El mítico 30-30 y aun el más moderno 30-06, eran ya obsoletos en 1965; el primero casi una pieza de museo, pero entre los campesinos se asociaba con todas las luchas libertarias y por la tierra. Era, además, vengador de agravios. Por esa época, no era infrecuente que algún campesino, recuperador de las gestas pasadas, hiciera frente a las acordadas, como todavía se conocía a las policías rurales, con el 30-30 o el máuser heredados del padre o del abuelo, para defenderse de atropellos o injusticias. O, para demostrar que en su pueblo o en su familia, había “muchos güevos”.
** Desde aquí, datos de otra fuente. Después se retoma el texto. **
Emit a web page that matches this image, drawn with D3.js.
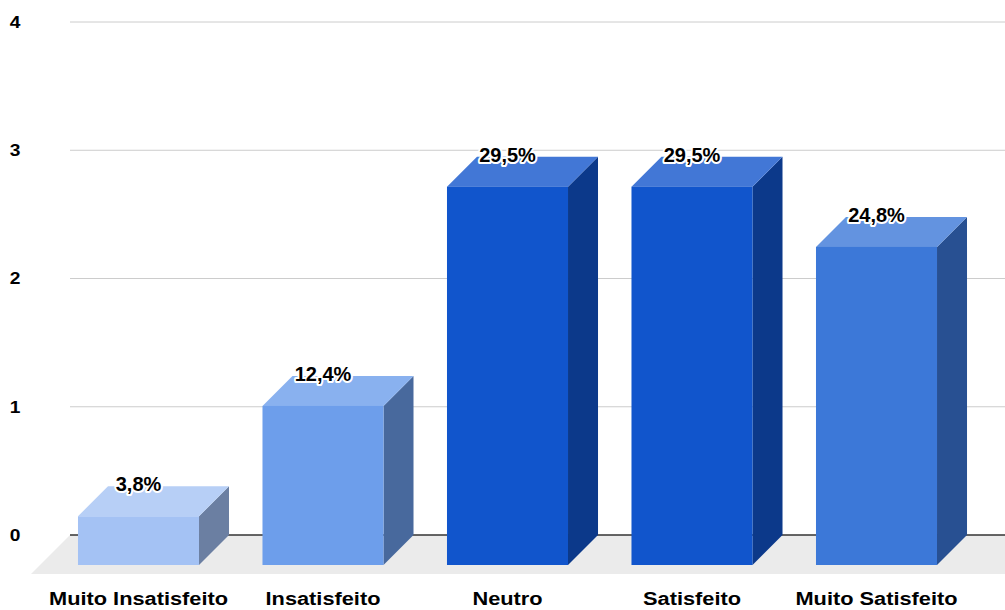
<!DOCTYPE html>
<html>
<head>
<meta charset="utf-8">
<script src="https://cdn.jsdelivr.net/npm/d3@7"></script>
<style>
  body { margin: 0; background: #fff; }
  svg { display: block; }
  text { font-family: "Liberation Sans", Arial, sans-serif; font-weight: bold; fill: #000; }
</style>
</head>
<body>
<svg id="chart" width="1005" height="610"></svg>
<script>
// Satisfaction survey: share of answers per level
const categories = ["Muito Insatisfeito", "Insatisfeito", "Neutro", "Satisfeito", "Muito Satisfeito"];
const percentages = [3.8, 12.4, 29.5, 29.5, 24.8];
const yTicks = [0, 1, 2, 3, 4];

// face colours per bar: front, top, right side
const frontColors = ["#a4c2f4", "#6d9eeb", "#1155cc", "#1155cc", "#3c78d8"];
const topColors   = ["#b7cff6", "#89b1ef", "#4277d6", "#4277d6", "#6393e0"];
const sideColors  = ["#6b7fa2", "#48699d", "#0c398a", "#0c398a", "#285092"];

const W = 1005, H = 610;
const dx = 30, dy = 30;          // bar depth offset (back plane vs front face)
const floorDepth = 39;           // floor extends a bit in front of the bars
const gridLeft = 70, gridRight = 1005;

const svg = d3.select("#chart");

// scales on the back (grid) plane
const y = d3.scaleLinear().domain([0, 4]).range([535, 22]);
const x = d3.scaleBand()
  .domain(categories)
  .range([76.25, 998.75])
  .paddingInner(0.344)
  .paddingOuter(0.172);
const bw = x.bandwidth();

const pctFmt = d => d3.format(".1f")(d).replace(".", ",") + "%";
const axisValue = p => p / 10;

// horizontal gridlines
svg.append("g")
  .selectAll("line")
  .data(yTicks.filter(t => t !== 0))
  .join("line")
  .attr("x1", gridLeft).attr("x2", gridRight)
  .attr("y1", d => y(d)).attr("y2", d => y(d))
  .attr("stroke", "#cccccc").attr("stroke-width", 1);

// floor plane
const y0 = y(0);
svg.append("path")
  .attr("d", `M${gridLeft},${y0} L${gridRight + floorDepth},${y0} L${gridRight},${y0 + floorDepth} L${gridLeft - floorDepth},${y0 + floorDepth} Z`)
  .attr("fill", "#ebebeb");

// zero baseline
svg.append("line")
  .attr("x1", gridLeft).attr("x2", gridRight)
  .attr("y1", y0).attr("y2", y0)
  .attr("stroke", "#333333").attr("stroke-width", 1.5);

// y tick labels
svg.append("g")
  .selectAll("text")
  .data(yTicks)
  .join("text")
  .attr("transform", d => `translate(15,${y(d)}) scale(1.2,1)`)
  .attr("text-anchor", "middle")
  .attr("dy", "0.36em")
  .attr("font-size", 16)
  .text(d => d);

// 3D bars
const bars = svg.append("g")
  .selectAll("g")
  .data(percentages.map((p, i) => ({ cat: categories[i], p, i })))
  .join("g");

bars.each(function (d) {
  const g = d3.select(this);
  const bx = x(d.cat);             // back-left x
  const by = y(axisValue(d.p));    // back-top y
  const fx = bx - dx, fy = by + dy, fb = y0 + dy;

  // right side face
  g.append("path")
    .attr("d", `M${fx + bw},${fy} L${bx + bw},${by} L${bx + bw},${y0} L${fx + bw},${fb} Z`)
    .attr("fill", sideColors[d.i]);
  // top face
  g.append("path")
    .attr("d", `M${fx},${fy} L${bx},${by} L${bx + bw},${by} L${fx + bw},${fy} Z`)
    .attr("fill", topColors[d.i]);
  // front face
  g.append("rect")
    .attr("x", fx).attr("y", fy)
    .attr("width", bw).attr("height", fb - fy)
    .attr("fill", frontColors[d.i]);
});

// value labels
svg.append("g")
  .selectAll("text")
  .data(percentages.map((p, i) => ({ cat: categories[i], p })))
  .join("text")
  .attr("x", d => x(d.cat) - dx + bw / 2)
  .attr("y", d => y(axisValue(d.p)) + 5)
  .attr("text-anchor", "middle")
  .attr("font-size", 20)
  .attr("stroke", "#ffffff")
  .attr("stroke-width", 4)
  .attr("stroke-linejoin", "round")
  .attr("paint-order", "stroke")
  .text(d => pctFmt(d.p));

// category labels
svg.append("g")
  .selectAll("text")
  .data(categories)
  .join("text")
  .attr("transform", d => `translate(${x(d) - dx + bw / 2},605) scale(1.21,1)`)
  .attr("text-anchor", "middle")
  .attr("font-size", 18)
  .text(d => d);
</script>
</body>
</html>
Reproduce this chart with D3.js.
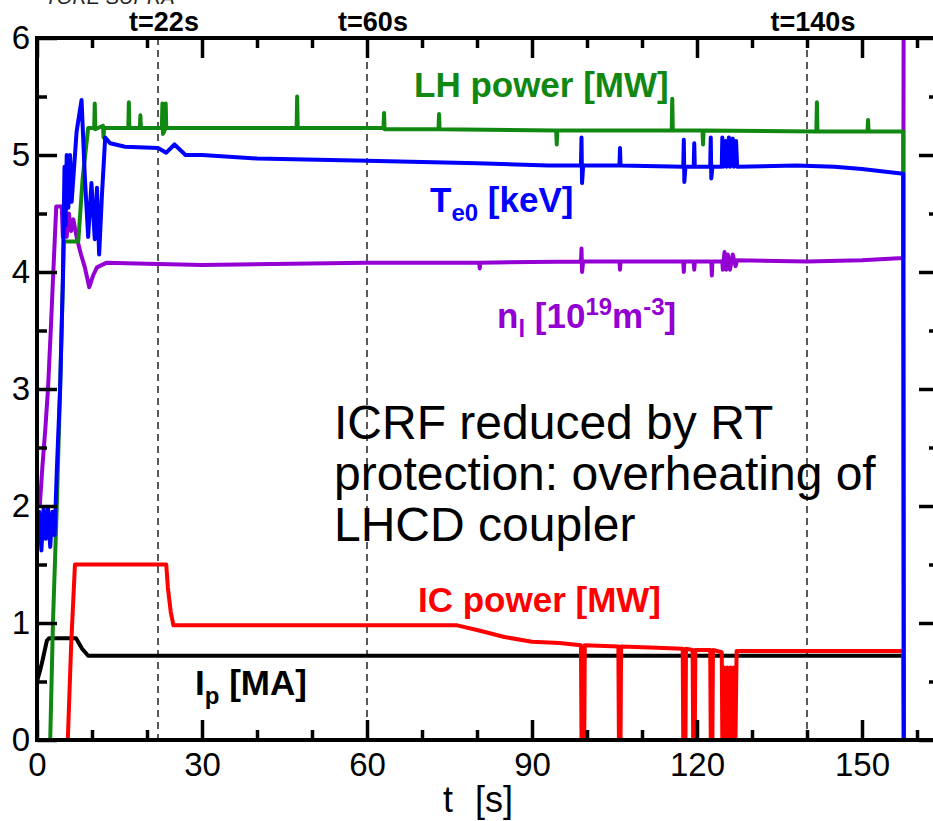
<!DOCTYPE html>
<html>
<head>
<meta charset="utf-8">
<script src="https://cdn.jsdelivr.net/npm/d3@7"></script>
<style>
body { margin: 0; background: #fff; }
svg { display: block; font-family: "Liberation Sans", Arial, Helvetica, sans-serif; }
</style>
</head>
<body>
<svg id="chart" width="933" height="821"></svg>
<script>
// values, [t (s), value]
var lhPower = [[0,0],[2.4,0],[2.9,1.0],[3.6,2.0],[4.2,3.0],[4.7,3.9],[4.9,4.26],[7.5,4.26],[8.3,4.8],[9.3,5.23],
	[10.4,5.23],[10.5,5.44],[10.6,5.22],[12.0,5.25],[12.1,5.15],[12.2,5.23],
	[16.6,5.23],[16.7,5.45],[16.8,5.23],[18.7,5.23],[18.8,5.34],[18.9,5.23],
	[22.7,5.23],[22.8,5.44],[22.9,5.18],[23.3,5.22],[23.4,5.44],[23.5,5.23],
	[47.2,5.23],[47.3,5.5],[47.4,5.23],[63.0,5.23],[63.1,5.36],[63.2,5.22],
	[73.0,5.22],[73.1,5.35],[73.2,5.22],[94.4,5.21],[94.5,5.09],[94.6,5.21],
	[115.4,5.21],[115.5,5.48],[115.6,5.21],[121.0,5.21],[121.1,5.09],[121.2,5.21],
	[141.7,5.2],[141.8,5.45],[141.9,5.2],[151,5.2],[151.1,5.3],[151.2,5.2],
	[157.5,5.2],[157.6,0]];

var te0 = [[0,1.7],[0.4,1.95],[0.8,1.62],[1.2,1.98],[1.6,1.72],[2.0,1.98],[2.4,1.65],[2.8,1.95],[3.2,1.75],
	[3.6,2.3],[4.2,3.0],[4.7,3.93],[5.0,4.9],[5.2,4.4],[5.4,5.0],[5.7,4.55],[6.0,5.0],[6.3,4.6],[7.2,5.2],
	[8.1,5.47],[8.7,4.81],[9.3,4.3],[9.9,4.76],[10.5,4.28],[10.9,4.72],[11.3,4.15],[11.8,4.65],[12.4,5.15],
	[13.3,5.1],[16,5.07],[22,5.06],[23.5,5.02],[25,5.09],[27,5.0],[30,5.0],[40,4.97],[60,4.95],[80,4.93],[93,4.91],
	[98.9,4.91],[99,5.15],[99.1,4.76],[99.3,4.91],[105.9,4.91],[106,5.06],[106.1,4.91],
	[117.5,4.9],[117.6,5.13],[117.7,4.77],[117.9,4.9],[119.4,4.9],[119.5,5.1],[119.6,4.9],
	[122.4,4.9],[122.5,5.15],[122.6,4.8],[122.8,4.9],[124.5,4.9],[124.6,5.15],[124.8,4.9],[125.2,5.12],
	[125.4,4.9],[125.8,5.15],[126,4.9],[126.5,5.14],[126.7,4.9],[127.1,5.12],[127.3,4.9],
	[138,4.91],[145,4.9],[150,4.88],[157.5,4.84],[157.6,0]];

var nl = [[0,2.05],[0.5,2.0],[1.0,2.35],[1.5,2.65],[2.0,3.0],[2.5,3.5],[2.9,3.93],[3.3,4.35],[3.5,4.56],[4.5,4.56],
	[4.7,4.3],[5.0,4.5],[5.4,4.3],[5.8,4.5],[6.2,4.35],[6.6,4.45],[7.2,4.3],[8.0,4.15],[8.7,4.04],[9.5,3.87],
	[10.2,3.97],[10.9,4.04],[12.7,4.08],[20,4.07],[30,4.06],[60,4.08],[80.4,4.08],[80.5,4.03],[80.6,4.08],
	[98.9,4.09],[99,4.2],[99.1,4.0],[99.3,4.09],[105.9,4.09],[106,4.02],[106.1,4.09],
	[117.5,4.09],[117.6,4.0],[117.7,4.09],[119.4,4.09],[119.5,4.02],[119.6,4.09],
	[122.6,4.09],[122.7,3.97],[122.8,4.09],[124.6,4.09],[124.7,4.02],[125.0,4.17],[125.3,4.02],
	[125.6,4.15],[126.0,4.02],[126.5,4.15],[127.0,4.05],[127.3,4.1],
	[140,4.09],[150,4.1],[157.5,4.12],[157.6,7]];

var icPower = [[0,0],[5.6,0],[6.2,0.8],[6.9,1.5],[23.5,1.5],[23.8,1.3],[24.3,1.1],[24.8,0.98],[76.4,0.98],
	[80,0.94],[85,0.88],[90,0.84],[95,0.83],[98.9,0.81],[99,0],[99.5,0],[99.6,0.81],
	[105.7,0.8],[105.8,0],[106.1,0],[106.2,0.8],[111.5,0.79],[117.4,0.78],[117.5,0],[117.9,0],[118,0.78],
	[119.2,0.77],[119.3,0],[119.6,0],[119.7,0.77],[122.4,0.77],[122.5,0],[122.8,0],[122.9,0.77],
	[124.5,0.75],[124.6,0],[124.9,0.62],[125.2,0],[125.5,0.62],[125.8,0],[126.1,0.62],[126.4,0],
	[126.7,0.62],[127.0,0],[127.2,0.76],[140,0.76],[157.5,0.76],[157.6,0]];

var ip = [[0,0.5],[0.6,0.6],[1.0,0.68],[1.8,0.85],[2.2,0.87],[7.1,0.87],[8.2,0.78],[9.3,0.72],[157.6,0.72]];

var xMajor = [0, 30, 60, 90, 120, 150];
var xMinor = [10, 20, 40, 50, 70, 80, 100, 110, 130, 140, 160];
var yMajor = [0, 1, 2, 3, 4, 5, 6];
var yMinor = [0.5, 1.5, 2.5, 3.5, 4.5, 5.5];
var markTimes = [22, 60, 140];
var markLabels = ["t=22s", "t=60s", "t=140s"];

var svg = d3.select("#chart");
var x = d3.scaleLinear().domain([0, 164]).range([37, 939]);
var y = d3.scaleLinear().domain([0, 6]).range([740, 38]);

svg.append("defs").append("clipPath").attr("id", "plot")
	.append("rect").attr("x", 37).attr("y", 38).attr("width", 902).attr("height", 702);

// dashed time markers
svg.selectAll(".mark").data(markTimes).enter().append("line")
	.attr("x1", function(d) { return x(d); }).attr("x2", function(d) { return x(d); })
	.attr("y1", y(6)).attr("y2", y(0))
	.attr("stroke", "#000").attr("stroke-width", 1.3).attr("stroke-dasharray", "7,5");

svg.selectAll(".markLabel").data(markTimes).enter().append("text")
	.attr("x", function(d) { return x(d) + 6; }).attr("y", 31)
	.attr("text-anchor", "middle").attr("font-size", 27).attr("font-weight", "bold")
	.text(function(d, i) { return markLabels[i]; });

svg.append("text").attr("x", 45).attr("y", 4).attr("font-size", 20).attr("font-style", "italic")
	.attr("fill", "#222").text("TORE SUPRA");

var line = d3.line().x(function(d) { return x(d[0]); }).y(function(d) { return y(d[1]); });
var series = [[ip, "#000"], [icPower, "#ff0000"], [nl, "#9400d3"], [lhPower, "#118811"], [te0, "#0000ff"]];
var g = svg.append("g").attr("clip-path", "url(#plot)");
series.forEach(function(s) {
	g.append("path").datum(s[0]).attr("d", line)
		.attr("fill", "none").attr("stroke", s[1]).attr("stroke-width", 4)
		.attr("stroke-linejoin", "round");
});

// axes, ticks inward
function styleAxis(sel) {
	sel.select(".domain").remove();
	sel.selectAll(".tick line").attr("stroke-width", 3.5);
	sel.selectAll("text").attr("font-size", 33).attr("font-family", "Liberation Sans, Arial, sans-serif");
}
svg.append("g").attr("transform", "translate(0,740)")
	.call(d3.axisBottom(x).tickValues(xMajor).tickSize(-20).tickPadding(13)).call(styleAxis);
svg.append("g").attr("transform", "translate(0,740)")
	.call(d3.axisBottom(x).tickValues(xMinor).tickSize(-10).tickFormat("")).call(styleAxis);
svg.append("g").attr("transform", "translate(0,38)")
	.call(d3.axisTop(x).tickValues(xMajor).tickSize(-20).tickFormat("")).call(styleAxis);
svg.append("g").attr("transform", "translate(0,38)")
	.call(d3.axisTop(x).tickValues(xMinor).tickSize(-10).tickFormat("")).call(styleAxis);
svg.append("g").attr("transform", "translate(37,0)")
	.call(d3.axisLeft(y).tickValues(yMajor).tickFormat(d3.format("d")).tickSize(-20).tickPadding(7)).call(styleAxis);
svg.append("g").attr("transform", "translate(37,0)")
	.call(d3.axisLeft(y).tickValues(yMinor).tickSize(-10).tickFormat("")).call(styleAxis);
svg.append("g").attr("transform", "translate(939,0)")
	.call(d3.axisRight(y).tickValues(yMajor).tickSize(-20).tickFormat("")).call(styleAxis);
svg.append("g").attr("transform", "translate(939,0)")
	.call(d3.axisRight(y).tickValues(yMinor).tickSize(-10).tickFormat("")).call(styleAxis);

svg.append("rect").attr("x", 37).attr("y", 38).attr("width", 902).attr("height", 702)
	.attr("fill", "none").attr("stroke", "#000").attr("stroke-width", 4);

svg.append("text").attr("x", 478).attr("y", 812).attr("text-anchor", "middle")
	.attr("font-size", 36).attr("word-spacing", 12).text("t [s]");

// curve labels
function label(px, py, color, parts) {
	var t = svg.append("text").attr("x", px).attr("y", py).attr("fill", color)
		.attr("font-size", 35).attr("font-weight", "bold");
	parts.forEach(function(p) {
		t.append("tspan").attr("dy", p[1]).attr("font-size", p[2] || 35).text(p[0]);
	});
}
label(414, 97, "#118811", [["LH power [MW]", 0]]);
label(430, 212, "#0000ff", [["T", 0], ["e0", 9, 24], [" [keV]", -9]]);
label(497, 328, "#9400d3", [["n", 0], ["l", 9, 24], [" [10", -9], ["19", -13, 24], ["m", 13], ["-3", -13, 24], ["]", 13]]);
label(418, 612, "#ff0000", [["IC power [MW]", 0]]);
label(195, 695, "#000", [["I", 0], ["p", 9, 24], [" [MA]", -9]]);

var note = ["ICRF reduced by RT", "protection: overheating of", "LHCD coupler"];
svg.selectAll(".note").data(note).enter().append("text")
	.attr("x", 334).attr("y", function(d, i) { return 439 + i * 51; })
	.attr("font-size", 48).text(function(d) { return d; });
</script>
</body>
</html>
Salvador Gaytán, hermano mayor de Salomón y también en el acuerdo, consumó una de estas hazañas en el mineral de Dolores, cercano a Madera y en donde trabajaba el maestro rural Arturo Gámiz. Así que, el escrito aludía a instrumentos arcaicos para la lucha armada, pero bastante eficaces en términos ideológicos. En muchos otros pasajes de los escritos, o en actitudes como la manera de dirigirse o referirse a las autoridades, el desprecio por la policía, se expresa en los organizadores de la guerrilla esta especie de invocación a la altivez y aun arrogancia que ha caracterizado a los rancheros norteños desde el siglo XIX.